Eine Unternehmensübergabe, egal ob an Familienmitglieder oder an Externe, birgt immer auch Risiken in sich. Das verspätete Einleiten dieses Prozesses lässt aber das Risiko-Potenzial auf jeden Fall zusätzlich ansteigen. In diesem Zusammenhang sei darauf hingewiesen, dass im Rating der Banken die Nachfolgeregelung als qualitativer Faktor berücksichtigt wird und sich auf die Qualitätseinstufung des Risikomanagements positiv auswirkt.

Entscheidend für eine erfolgreiche Übergabe ist, dass der bisherige Unternehmer zu der Überzeugung kommt, dass der Zeitpunkt für eine Übergabe richtig gewählt ist. Dies wird er mit Personen seines Vertrauens (Ehepartner, Steuerberater, Rechtsanwalt usw.) besprechen. Zudem kann es Sinn machen, einen erfahrenen Berater als Coach hinzu zu ziehen, der ihn bei der Entscheidungsfindung aus einer neutralen Perspektive unterstützt und den Prozess der Nachfolge begleitet.

Eine Unternehmensübergabe ist als 3-Phasen-Projekt zu betrachten, wobei sich die einzelnen Phasen über 1 bis 3 Jahre erstrecken können.

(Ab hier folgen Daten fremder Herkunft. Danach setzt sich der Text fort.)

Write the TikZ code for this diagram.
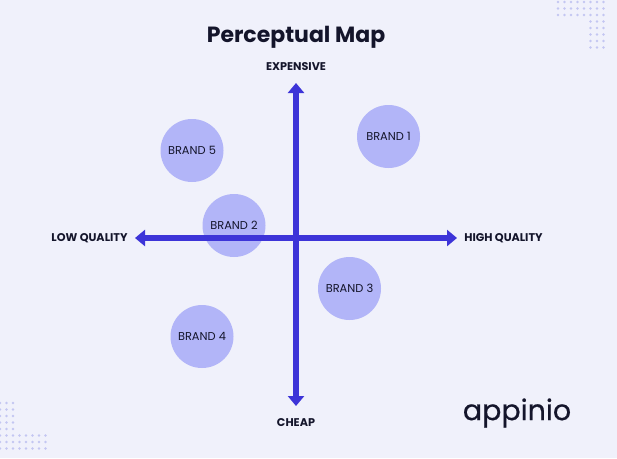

  1. 1. Vorbereitungsphase
  • bewusste Einleitung der Nachfolge
  • Nachfolger-Kriterienkatalog entwerfen
  • Analyse der wirtschaftlichen Rahmendaten
  • Erstellung eines Verkaufsprospekts
  • Klärung vertraglicher Voraussetzungen

  1. 2. Umsetzungsphase
  • vertrauliche Gespräche mit
    • Familienmitgliedern und/oder
    • Management und/oder
    • externen Kandidaten
    • Geheimhaltungserklärung
    • Qualifizierungsbedarf für Nachfolger ermitteln
    • Wissenstransfer gestalten
    • Ermittlung Unternehmenswert (Due Diligence)
    • Finanzierungsnachweis
    • Verhandlungen
    • Vertragsabschluss

  1. 3. Übergangsphase
  • Geschäftsverteilungsplan (Kompetenzen) festlegen
  • interne und externe Kommunikation (Mitarbeiter, Geschäftspartner)
  • Einarbeitung des Nachfolgers
  • strategische und organisatorische Neuausrichtung
  • Abschluss der Übergabe

Sofern also die Nachfolgeregelung systematisch vorbereitet und durchgeführt wird, bieten sich bei allen Risiken vor allem Chancen für den Abgebenden, den Übernehmenden und nicht zuletzt auch für das Unternehmen und seine Mitarbeiter.